As Lee and I lead up to our 10th Anniversary, I am chronicling some of the favorite memories of our years together. You can read our love story here.
By the fall of 1999, Lee and I were an official “item.” Although neither one of us could ever really call each other “boyfriend and girlfriend.” It sounded silly and trivial and we’d giggle every time we said it. We also felt very strange and junior high when we would walk and hold hands. Because we knew that marriage was imminent, it almost felt like hand holding and labeling trivialized our relationship.
When we returned for what would be my senior year at Baylor, Lee decided to go to the K-Life Board of Directors and tell them about our relationship and his intentions for it. Because he was on staff and I was a volunteer leader, technically we weren’t supposed to date. I was willing to step down as a volunteer if I needed to in order to officially date Lee, but I did not have to do that. The Board was not only supportive of Lee and I, they were excited for us. And for that entire school year, they really poured into us as a couple. What a blessing that was.
So we were free to move forward as an official couple, and move forward we did. Every available moment we had, we spent together. Because I was in my final year and it was kicking my tail academically, Lee and I spent a lot of time at Barnes and Noble – me studying, him staring dreamily at me…
Okay, not really – I think he usually prepared his K-Life talks or Bible studies, but I like to think that he was so distracted by my beauty that he got nothing done at all during that time.
For those of you who have been in Waco in the autumn, you will know that what I am about to write is no exaggeration. Every fall, Waco experienced what can only be described as the Plague of Crickets. Thousands upon thousands (maybe millions) of crickets would swarm the town, covering buildings, falling from the sky and altogether making my life a living hell.
I’ve told you about my unnatural fear of crickets here. This fear stems from my years as a Baylor student. And the fall of 1999 was the worst cricket infestation of all my years there. You couldn’t go anywhere without seeing one or 10,000 crickets. They were in restaurants, churches, libraries, classrooms – every-freakin’-where.
One evening, as Lee and I sat in a quiet corner of B & N studying and talking, I kept a wary eye on the crickets that were crawling on the wall next to us. It was at a particularly intense moment of conversation that I felt a tickle on my calf. I gasped and slapped at my leg, shaking my pants around a little. Lee laughed and called me paranoid and we moved on.
A moment later, I felt another tickle on the back of my knee. I yelped and shook my leg under the table. When no cricket came tumbling out, I decided that maybe I was being a little crazy. Until…

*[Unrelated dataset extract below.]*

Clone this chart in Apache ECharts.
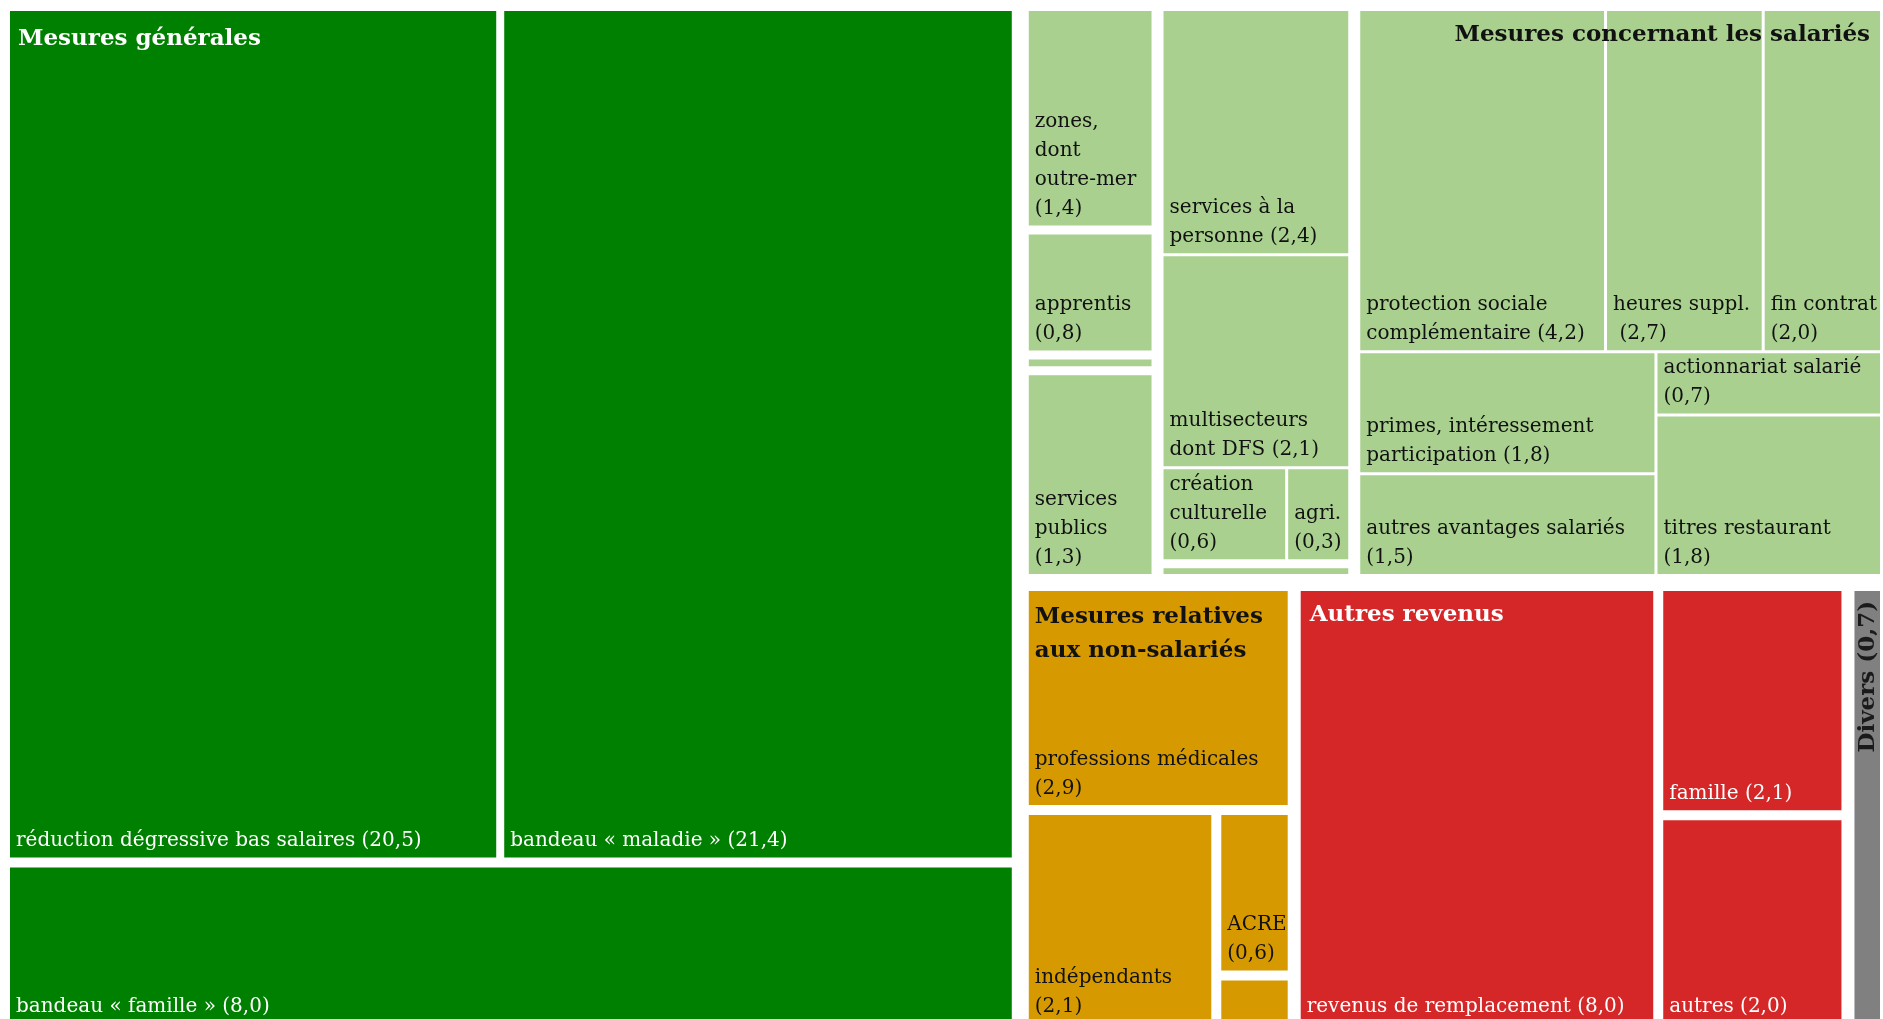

I felt something crawling on my thigh!
At this point I leapt to my feet in the silent but crowded book store where several people were studying and began hopping and dancing about as I stuck my hands down my pants and dug for the voyeristic little cricket. I finally felt my hands close around it and I snatched it out of my pants and threw it across the room with a scream.
I looked around to see all eyes on me and Lee doubled over in laughter. I gave a little smile and wave, then slowly sat back down all shaky and hot. Lee was still laughing. I glared at him and leaned forward.
“Lee,” I hissed. “Did you see that?”
“Lee!” I was desperate for him to understand the seriousness of the situation. I had just been viciously attacked, for crying out loud.
“That cricket was in my pants,” I stage whispered in horror.
Lee sat up and wiped his eyes, then looked straight at me. “Well,” he said with a grin. “Lucky cricket.”
My mouth dropped open and my face got hotter still. Then we both started cracking up.
And then we left…And I have had a severe Crickiphobia ever since.